• Problem to solve
Your task is to retype, word for word, the lines from the start of the data through the line holding "(nb) at (557,413)". Do not include the pictures.

• Collected material
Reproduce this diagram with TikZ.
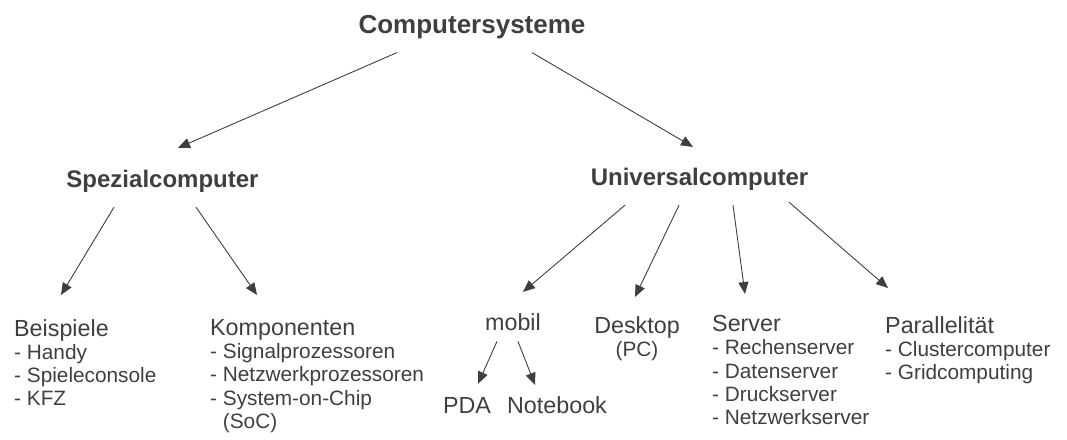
\documentclass[tikz,border=0pt]{standalone}
\usepackage{fontspec}
\setmainfont{Liberation Sans}
\usepackage{tikz}
\usetikzlibrary{positioning,arrows.meta}
\definecolor{ink}{HTML}{3F3F3F}
\newcommand{\hd}{\fontsize{23.3}{23.3}\selectfont}

\begin{document}
\begin{tikzpicture}[x=1pt, y=-1pt,
        every node/.style={inner sep=0pt, text=ink},
        head/.style={font=\fontsize{24}{26}\selectfont\bfseries, anchor=base},
        body/.style={font=\fontsize{20.8}{23.3}\selectfont, align=left, anchor=north west},
        word/.style={font=\hd, anchor=base},
        arr/.style={-{Triangle[length=12pt,width=10pt]}, draw=ink, line width=0.9pt}]
        \useasboundingbox (0,0) rectangle (1067,439);

        % Root
        \node[head, font=\fontsize{26}{28}\selectfont\bfseries] (sys) at (472,33) {Computersysteme};

        % Second level
        \node[head] (spez) at (162.5,187) {Spezialcomputer};
        \node[head] (univ) at (699.5,185) {Universalcomputer};

        % Special computers
        \node[body] (beisp) at (14,319) {{\hd Beispiele}\\- Handy\\- Spieleconsole\\- KFZ};
        \node[body] (komp) at (210,319) {{\hd Komponenten}\\- Signalprozessoren\\- Netzwerkprozessoren\\- System-on-Chip\\\hphantom{- }(SoC)};

        % Universal computers
        \node[word] (mobil) at (513,330) {mobil};
        \node[body, anchor=north, align=center] (desk) at (637,316) {{\hd Desktop}\\(PC)};
        \node[body] (serv) at (712,315) {{\hd Server}\\- Rechenserver\\- Datenserver\\- Druckserver\\- Netzwerkserver};
        \node[body] (para) at (885,316) {{\hd Parallelität}\\- Clustercomputer\\- Gridcomputing};

        % Mobile devices
        \node[word] (pda) at (467,413) {PDA};
        \node[word] (nb) at (557,413) {Notebook};

        % Arrows
        \draw[arr] ([xshift=-75pt,yshift=-14pt]sys.south) -- ([xshift=15.5pt,yshift=21.5pt]spez.north);
        \draw[arr] ([xshift=60pt,yshift=-14pt]sys.south) -- ([xshift=-6.5pt,yshift=20.5pt]univ.north);

        \draw[arr] ([xshift=-48.5pt,yshift=-15pt]spez.south) -- ([xshift=47pt,yshift=24pt]beisp.north west);
        \draw[arr] ([xshift=33.5pt,yshift=-15pt]spez.south) -- ([xshift=47pt,yshift=24pt]komp.north west);

        \draw[arr] ([xshift=-74.5pt,yshift=-15pt]univ.south) -- ([xshift=10pt,yshift=21pt]mobil.north);
        \draw[arr] ([xshift=-20.5pt,yshift=-15pt]univ.south) -- ([xshift=-2pt,yshift=19pt]desk.north);
        \draw[arr] ([xshift=33.5pt,yshift=-15pt]univ.south) -- ([xshift=33pt,yshift=21pt]serv.north west);
        \draw[arr] ([xshift=89.5pt,yshift=-12pt]univ.south) -- ([xshift=3pt,yshift=28pt]para.north west);

        \draw[arr] ([xshift=-16pt,yshift=-11pt]mobil.south) -- ([xshift=11pt,yshift=13pt]pda.north);
        \draw[arr] ([xshift=5pt,yshift=-11pt]mobil.south) -- ([xshift=-22pt,yshift=11pt]nb.north);
\end{tikzpicture}
\end{document}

• Answer in full
Reproduce this diagram with TikZ.
\documentclass[tikz,border=0pt]{standalone}
\usepackage{fontspec}
\setmainfont{Liberation Sans}
\usepackage{tikz}
\usetikzlibrary{positioning,arrows.meta}
\definecolor{ink}{HTML}{3F3F3F}
\newcommand{\hd}{\fontsize{23.3}{23.3}\selectfont}

\begin{document}
\begin{tikzpicture}[x=1pt, y=-1pt,
        every node/.style={inner sep=0pt, text=ink},
        head/.style={font=\fontsize{24}{26}\selectfont\bfseries, anchor=base},
        body/.style={font=\fontsize{20.8}{23.3}\selectfont, align=left, anchor=north west},
        word/.style={font=\hd, anchor=base},
        arr/.style={-{Triangle[length=12pt,width=10pt]}, draw=ink, line width=0.9pt}]
        \useasboundingbox (0,0) rectangle (1067,439);

        % Root
        \node[head, font=\fontsize{26}{28}\selectfont\bfseries] (sys) at (472,33) {Computersysteme};

        % Second level
        \node[head] (spez) at (162.5,187) {Spezialcomputer};
        \node[head] (univ) at (699.5,185) {Universalcomputer};

        % Special computers
        \node[body] (beisp) at (14,319) {{\hd Beispiele}\\- Handy\\- Spieleconsole\\- KFZ};
        \node[body] (komp) at (210,319) {{\hd Komponenten}\\- Signalprozessoren\\- Netzwerkprozessoren\\- System-on-Chip\\\hphantom{- }(SoC)};

        % Universal computers
        \node[word] (mobil) at (513,330) {mobil};
        \node[body, anchor=north, align=center] (desk) at (637,316) {{\hd Desktop}\\(PC)};
        \node[body] (serv) at (712,315) {{\hd Server}\\- Rechenserver\\- Datenserver\\- Druckserver\\- Netzwerkserver};
        \node[body] (para) at (885,316) {{\hd Parallelität}\\- Clustercomputer\\- Gridcomputing};

        % Mobile devices
        \node[word] (pda) at (467,413) {PDA};
        \node[word] (nb) at (557,413) {Notebook};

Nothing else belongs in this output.